Source: Press TV
India's ONGC Videsh Ltd (OVL), which is the overseas arm of the state-owned Oil and Natural Gas Corp, has offered a proposal worth USD 10 billion for development of Iran's Farzad B offshore gas field.
file photo: Iran's Farzad B offshore gas field
A report by the Press Trust of India (PTI) said on Tuesday that according to the proposal, the Indian company will undertake to develop the Iranian gas field and transfer the gas that it will produce to India.
"In April, we met in Iran and as per discussions, we have worked out a fully integrated proposal and submitted to Iranian authorities," OVL Managing Director Narendra K Verma told reporters.
He added that Iranian officials had asked the Indian company to come up with a plan for developing the field, which would also include options for transfer of its gas to India.

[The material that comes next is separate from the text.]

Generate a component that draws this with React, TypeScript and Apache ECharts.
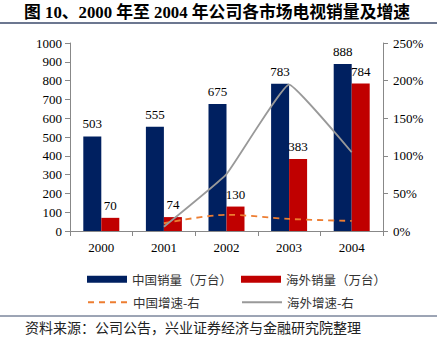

"Fully integrated proposal with lots of options has been submitted," Verma said, noting that OVL has invited Iranian officials to India for discussions on the proposal.
Farzad B gas field, which is estimated to contain 12.8 trillion cubic feet of recoverable reserves, was discovered by a consortium of OVL, Oil India Ltd and Indian Oil Corp in the Farsi block in 2008.
The gas produced from the field can either be converted into liquefied natural gas (LNG) by freezing at sub-zero temperature and shipped in cryogenic ships to India, or transported through a pipeline.
In August 2010, OVL submitted a revised Master Development Plan (MDP) for producing 60 percent of the field's in-place gas reserves, but did not sign a contract with the Iranian side out of fear that it would be exposed to sanctions imposed by the United States on Iran's energy sector, which did not allow foreign companies to invest more than USD 20 million a year in the country's energy sector.
Sanctions were imposed on Iran under the pretext that Tehran's civilian nuclear program was diverted toward military purposes; an accusation that Iran categorically rejected.
On July 14, 2015, Iran reached an agreement with the P5+1 group of world powers - the US, the UK, France, China, and Russia plus Germany - also known as the Joint Comprehensive Plan of Action. According to the agreement, Tehran will accept limitations on its nuclear program in return for the removal of sanctions on the country's economic sectors, including oil and gas industry.
In February 2012, Iran issued a one-month ultimatum to the OVL-led consortium to start the development of the field or lose the project, but did not carry out the threat of cancelling allocation of the Farsi block to OVL for more than two years.
However, to pressure India to act, Tehran last year put the field on the list of blocks it wants to auction in future, though it did not cancel OVL's exploration license for the Farsi block which gives it the right to develop the discoveries it has made.